Mungiu’s camera technique is superlative but hardly flashy. Mostly he plants it in a corner of a room — in the dormitory, in the hotel room, or at the chatty dinner party that takes place on screen in what feels like maddening real time — with a wide-angle lens taking in the activity. That strategy is aided by straightforward, naturalistic lighting decisions (by Oleg Mutu, who also shot The Death of Mr. Lazarescu) and a knack for precise set design (by Mihaela Poenaru). In one shot, the camera seems to be positioned behind and above Gabita’s head as she lays in bed, carefully motionless, waiting for something to happen between her legs. We see her limbs and feet at the bottom of the frame as Otilia fidgets in a chair, gets up, exits frame, re-enters, sits in a different chair. Gabita’s two legs find visual echoes in the frame’s largely symmetrical composition — the two chairs flanking a chest of drawers, the two oddly shaped light fixtures affixed to the wall — but there’s a single red flower in a vase that, in this context, suggests a vaginal probe and a splash of blood. The image achieves a terrible elegance.
Like a good horror movie, 4 Months benefits from a clear-eyed frankness about disturbing matters. It doesn’t flinch, blink or turn primly away from unpleasantness. The film is obviously willing to engage with disturbing subject matter, and that attitude gives it credibility and tension and fearsomeness. Exactly what kind of sacrifice is Otilia willing to make for her friend? Just how much more poorly are things going to get for poor Gabita? Will there be blood? At one point, Otilia leaves her friend’s side for a sizable portion of the film’s running time. Her decision provoked a high level of anxiety inside my own head, an emotional response I interpreted at first as impatience with the filmmaker’s strategies. (It was only after the film was over that I realized that my nervousness was exactly the reaction Mungiu meant to elicit.) By the time Otilia returned to the hotel I was prepared to see anything — I would hardly have been surprised had the lobby suddenly filled to overflowing with gallons and gallons of blood, elevator doors burst open and its fixtures and furniture floating across the screen (a la Kubrick’s bizarre trailer for The Shining). Seeing this film is an experience so nerve-racking it can give you nightmares while you’re still watching it.
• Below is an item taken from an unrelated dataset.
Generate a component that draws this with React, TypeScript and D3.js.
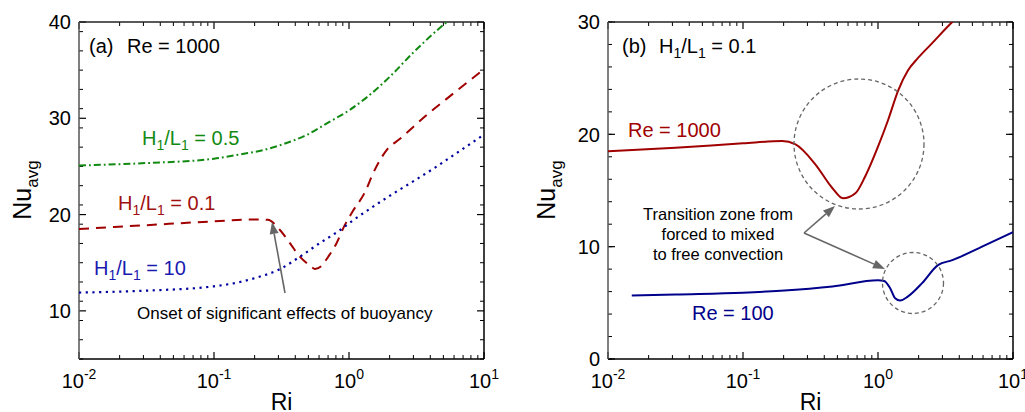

I saw this film a couple of weeks back, and it sits with me still-even moreso than the also riveting There Will Be Blood-like a menacing beast in the back of my mind, daring me to either ignore it or look it in the eye. The film’s overwhelming mood is of creepiness, and I just can’t shake this fucker. I initially gave it 85/100, but the way it continues to haunt me tells me I have clearly undervalued it.
Oh, and good review, bud.
Thanks bud. I knew this was either an A- or an A as soon as it was over, and I struggled a little bit with the distinction. I decided to err on the side of overpraising it since I couldn’t really think of anything at all to complain about. It’s not gratuitously nasty (like certain films by messy auteurs and enfants terribles) and yet it pulls no punches. And, yes, it only grows in the consciousness with the passage of time, so I’m glad I gave it the benefit of the doubt. And I may well take time to watch it again this week — making it one of the most harrowing experiences I’ve been eager to repeat!